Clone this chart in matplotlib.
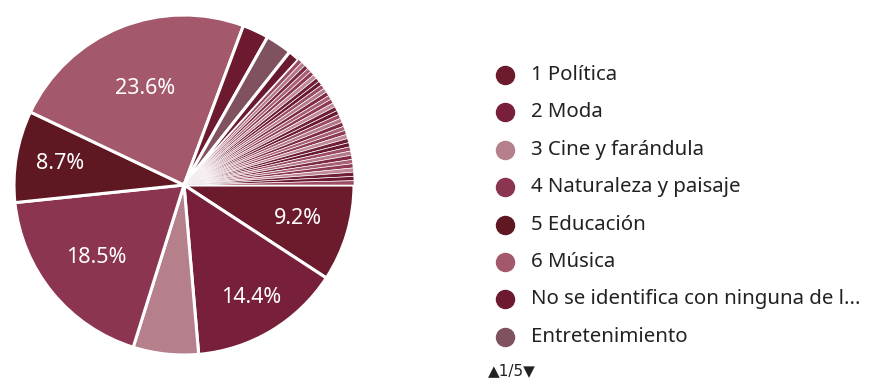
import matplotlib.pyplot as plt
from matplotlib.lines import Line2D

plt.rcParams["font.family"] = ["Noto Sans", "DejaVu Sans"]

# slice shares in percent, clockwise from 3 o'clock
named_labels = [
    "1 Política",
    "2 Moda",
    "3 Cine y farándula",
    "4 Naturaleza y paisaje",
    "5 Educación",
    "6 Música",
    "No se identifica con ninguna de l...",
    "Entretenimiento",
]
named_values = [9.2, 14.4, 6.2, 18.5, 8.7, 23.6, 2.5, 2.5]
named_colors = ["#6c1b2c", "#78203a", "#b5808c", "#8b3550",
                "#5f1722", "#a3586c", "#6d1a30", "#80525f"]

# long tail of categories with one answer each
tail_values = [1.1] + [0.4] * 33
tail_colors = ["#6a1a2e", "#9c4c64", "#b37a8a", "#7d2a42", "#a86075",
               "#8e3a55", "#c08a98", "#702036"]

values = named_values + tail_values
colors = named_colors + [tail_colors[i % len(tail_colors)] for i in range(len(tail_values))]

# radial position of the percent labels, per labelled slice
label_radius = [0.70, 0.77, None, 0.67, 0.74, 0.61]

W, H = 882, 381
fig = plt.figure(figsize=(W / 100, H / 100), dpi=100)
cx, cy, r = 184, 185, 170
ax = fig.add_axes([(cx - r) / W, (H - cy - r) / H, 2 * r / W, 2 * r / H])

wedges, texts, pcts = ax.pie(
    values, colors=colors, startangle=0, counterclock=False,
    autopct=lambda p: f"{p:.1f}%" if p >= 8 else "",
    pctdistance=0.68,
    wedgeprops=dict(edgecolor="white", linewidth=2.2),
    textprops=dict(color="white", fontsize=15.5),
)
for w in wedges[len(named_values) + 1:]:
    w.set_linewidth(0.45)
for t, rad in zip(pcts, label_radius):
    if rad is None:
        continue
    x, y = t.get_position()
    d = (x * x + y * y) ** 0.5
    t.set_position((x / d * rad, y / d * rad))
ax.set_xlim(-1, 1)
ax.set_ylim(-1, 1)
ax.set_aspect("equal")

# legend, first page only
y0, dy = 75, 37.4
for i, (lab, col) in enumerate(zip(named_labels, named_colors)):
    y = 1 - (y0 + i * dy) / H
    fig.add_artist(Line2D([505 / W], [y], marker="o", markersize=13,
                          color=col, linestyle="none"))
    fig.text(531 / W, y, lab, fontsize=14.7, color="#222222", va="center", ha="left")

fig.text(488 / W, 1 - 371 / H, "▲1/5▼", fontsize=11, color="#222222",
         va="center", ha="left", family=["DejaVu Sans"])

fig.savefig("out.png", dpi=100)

:::::

▶ **What this task involves**: Transcribe all the data word for word; the images stay out.

▶ **Expected output**:
Clone this chart in matplotlib.
import matplotlib.pyplot as plt
from matplotlib.lines import Line2D

plt.rcParams["font.family"] = ["Noto Sans", "DejaVu Sans"]

# slice shares in percent, clockwise from 3 o'clock
named_labels = [
    "1 Política",
    "2 Moda",
    "3 Cine y farándula",
    "4 Naturaleza y paisaje",
    "5 Educación",
    "6 Música",
    "No se identifica con ninguna de l...",
    "Entretenimiento",
]
named_values = [9.2, 14.4, 6.2, 18.5, 8.7, 23.6, 2.5, 2.5]
named_colors = ["#6c1b2c", "#78203a", "#b5808c", "#8b3550",
                "#5f1722", "#a3586c", "#6d1a30", "#80525f"]

# long tail of categories with one answer each
tail_values = [1.1] + [0.4] * 33
tail_colors = ["#6a1a2e", "#9c4c64", "#b37a8a", "#7d2a42", "#a86075",
               "#8e3a55", "#c08a98", "#702036"]

values = named_values + tail_values
colors = named_colors + [tail_colors[i % len(tail_colors)] for i in range(len(tail_values))]

# radial position of the percent labels, per labelled slice
label_radius = [0.70, 0.77, None, 0.67, 0.74, 0.61]

W, H = 882, 381
fig = plt.figure(figsize=(W / 100, H / 100), dpi=100)
cx, cy, r = 184, 185, 170
ax = fig.add_axes([(cx - r) / W, (H - cy - r) / H, 2 * r / W, 2 * r / H])

wedges, texts, pcts = ax.pie(
    values, colors=colors, startangle=0, counterclock=False,
    autopct=lambda p: f"{p:.1f}%" if p >= 8 else "",
    pctdistance=0.68,
    wedgeprops=dict(edgecolor="white", linewidth=2.2),
    textprops=dict(color="white", fontsize=15.5),
)
for w in wedges[len(named_values) + 1:]:
    w.set_linewidth(0.45)
for t, rad in zip(pcts, label_radius):
    if rad is None:
        continue
    x, y = t.get_position()
    d = (x * x + y * y) ** 0.5
    t.set_position((x / d * rad, y / d * rad))
ax.set_xlim(-1, 1)
ax.set_ylim(-1, 1)
ax.set_aspect("equal")

# legend, first page only
y0, dy = 75, 37.4
for i, (lab, col) in enumerate(zip(named_labels, named_colors)):
    y = 1 - (y0 + i * dy) / H
    fig.add_artist(Line2D([505 / W], [y], marker="o", markersize=13,
                          color=col, linestyle="none"))
    fig.text(531 / W, y, lab, fontsize=14.7, color="#222222", va="center", ha="left")

fig.text(488 / W, 1 - 371 / H, "▲1/5▼", fontsize=11, color="#222222",
         va="center", ha="left", family=["DejaVu Sans"])

fig.savefig("out.png", dpi=100)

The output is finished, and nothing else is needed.